TASK REQUIREMENTS:
Copy out the listing in full, exactly as written, but not its pictures.

━━━━━━━━━━━━━━━━━━━━━━━━━━━━━━

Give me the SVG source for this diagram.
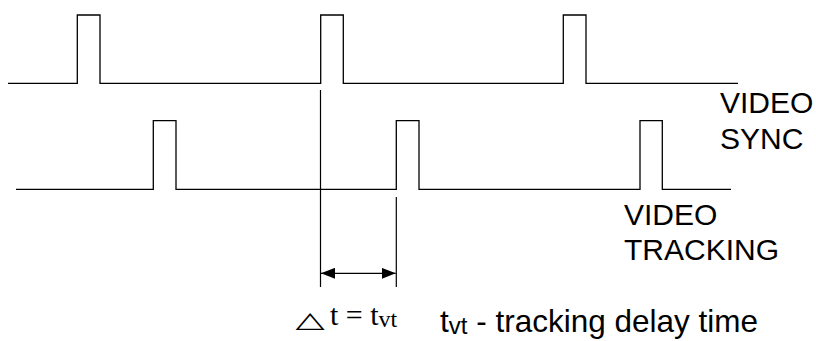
<svg xmlns="http://www.w3.org/2000/svg" width="816" height="341" viewBox="0 0 816 341">
<style>
.sig{fill:none;stroke:#000;stroke-width:1.3}
.ln{stroke:#000;stroke-width:1.2;fill:none}
.lbl{font-family:"Liberation Sans",Arial,sans-serif;font-size:30px;fill:#000}
.ser{font-family:"Liberation Serif","Times New Roman",serif;font-size:30px;fill:#000}
</style>
<defs>
<marker id="ah" viewBox="0 0 14 11" refX="14" refY="5.5" markerWidth="14" markerHeight="11" markerUnits="userSpaceOnUse" orient="auto-start-reverse">
<path d="M0,0 L14,5.5 L0,11 Z" fill="#000"/>
</marker>
</defs>
<rect width="816" height="341" fill="#fff"/>
<g id="video-sync">
<path class="sig" d="M8,83.3 H77.3 V15 H100 V83.3 H320.7 V15 H343.3 V83.3 H563.3 V15 H586 V83.3 H738"/>
<text class="lbl" x="720" y="113">VIDEO</text>
<text class="lbl" x="720" y="149">SYNC</text>
</g>
<g id="video-tracking">
<path class="sig" d="M16,189.3 H153.3 V120.7 H176 V189.3 H396.3 V120.7 H419 V189.3 H640 V120.7 H662.3 V189.3 H731"/>
<text class="lbl" x="624" y="224.5">VIDEO</text>
<text class="lbl" x="624" y="260">TRACKING</text>
</g>
<g id="connectors">
<line class="ln" x1="320.5" y1="90" x2="320.5" y2="287"/>
<line class="ln" x1="396.3" y1="197" x2="396.3" y2="287"/>
<line class="ln" x1="321" y1="273.3" x2="395.7" y2="273.3" stroke-width="2" marker-start="url(#ah)" marker-end="url(#ah)"/>
</g>
<g id="delta-label">
<text font-family="'DejaVu Sans',sans-serif" font-size="38" transform="translate(295.5,326.5) scale(1,0.58)">△</text>
<text class="ser" x="330" y="325">t = t<tspan font-size="24" dy="2">vt</tspan></text>
</g>
<g id="legend">
<text class="lbl" x="440" y="331.5" style="font-size:31.5px">t<tspan style="font-size:24px" dy="2">vt</tspan><tspan dy="-2"> - tracking delay time</tspan></text>
</g>
</svg>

━━━━━━━━━━━━━━━━━━━━━━━━━━━━━━

SOLUTION TO THE PROBLEM:
Give me the SVG source for this diagram.
<svg xmlns="http://www.w3.org/2000/svg" width="816" height="341" viewBox="0 0 816 341">
<style>
.sig{fill:none;stroke:#000;stroke-width:1.3}
.ln{stroke:#000;stroke-width:1.2;fill:none}
.lbl{font-family:"Liberation Sans",Arial,sans-serif;font-size:30px;fill:#000}
.ser{font-family:"Liberation Serif","Times New Roman",serif;font-size:30px;fill:#000}
</style>
<defs>
<marker id="ah" viewBox="0 0 14 11" refX="14" refY="5.5" markerWidth="14" markerHeight="11" markerUnits="userSpaceOnUse" orient="auto-start-reverse">
<path d="M0,0 L14,5.5 L0,11 Z" fill="#000"/>
</marker>
</defs>
<rect width="816" height="341" fill="#fff"/>
<g id="video-sync">
<path class="sig" d="M8,83.3 H77.3 V15 H100 V83.3 H320.7 V15 H343.3 V83.3 H563.3 V15 H586 V83.3 H738"/>
<text class="lbl" x="720" y="113">VIDEO</text>
<text class="lbl" x="720" y="149">SYNC</text>
</g>
<g id="video-tracking">
<path class="sig" d="M16,189.3 H153.3 V120.7 H176 V189.3 H396.3 V120.7 H419 V189.3 H640 V120.7 H662.3 V189.3 H731"/>
<text class="lbl" x="624" y="224.5">VIDEO</text>
<text class="lbl" x="624" y="260">TRACKING</text>
</g>
<g id="connectors">
<line class="ln" x1="320.5" y1="90" x2="320.5" y2="287"/>
<line class="ln" x1="396.3" y1="197" x2="396.3" y2="287"/>
<line class="ln" x1="321" y1="273.3" x2="395.7" y2="273.3" stroke-width="2" marker-start="url(#ah)" marker-end="url(#ah)"/>
</g>
<g id="delta-label">
<text font-family="'DejaVu Sans',sans-serif" font-size="38" transform="translate(295.5,326.5) scale(1,0.58)">△</text>
<text class="ser" x="330" y="325">t = t<tspan font-size="24" dy="2">vt</tspan></text>
</g>
<g id="legend">
<text class="lbl" x="440" y="331.5" style="font-size:31.5px">t<tspan style="font-size:24px" dy="2">vt</tspan><tspan dy="-2"> - tracking delay time</tspan></text>
</g>
</svg>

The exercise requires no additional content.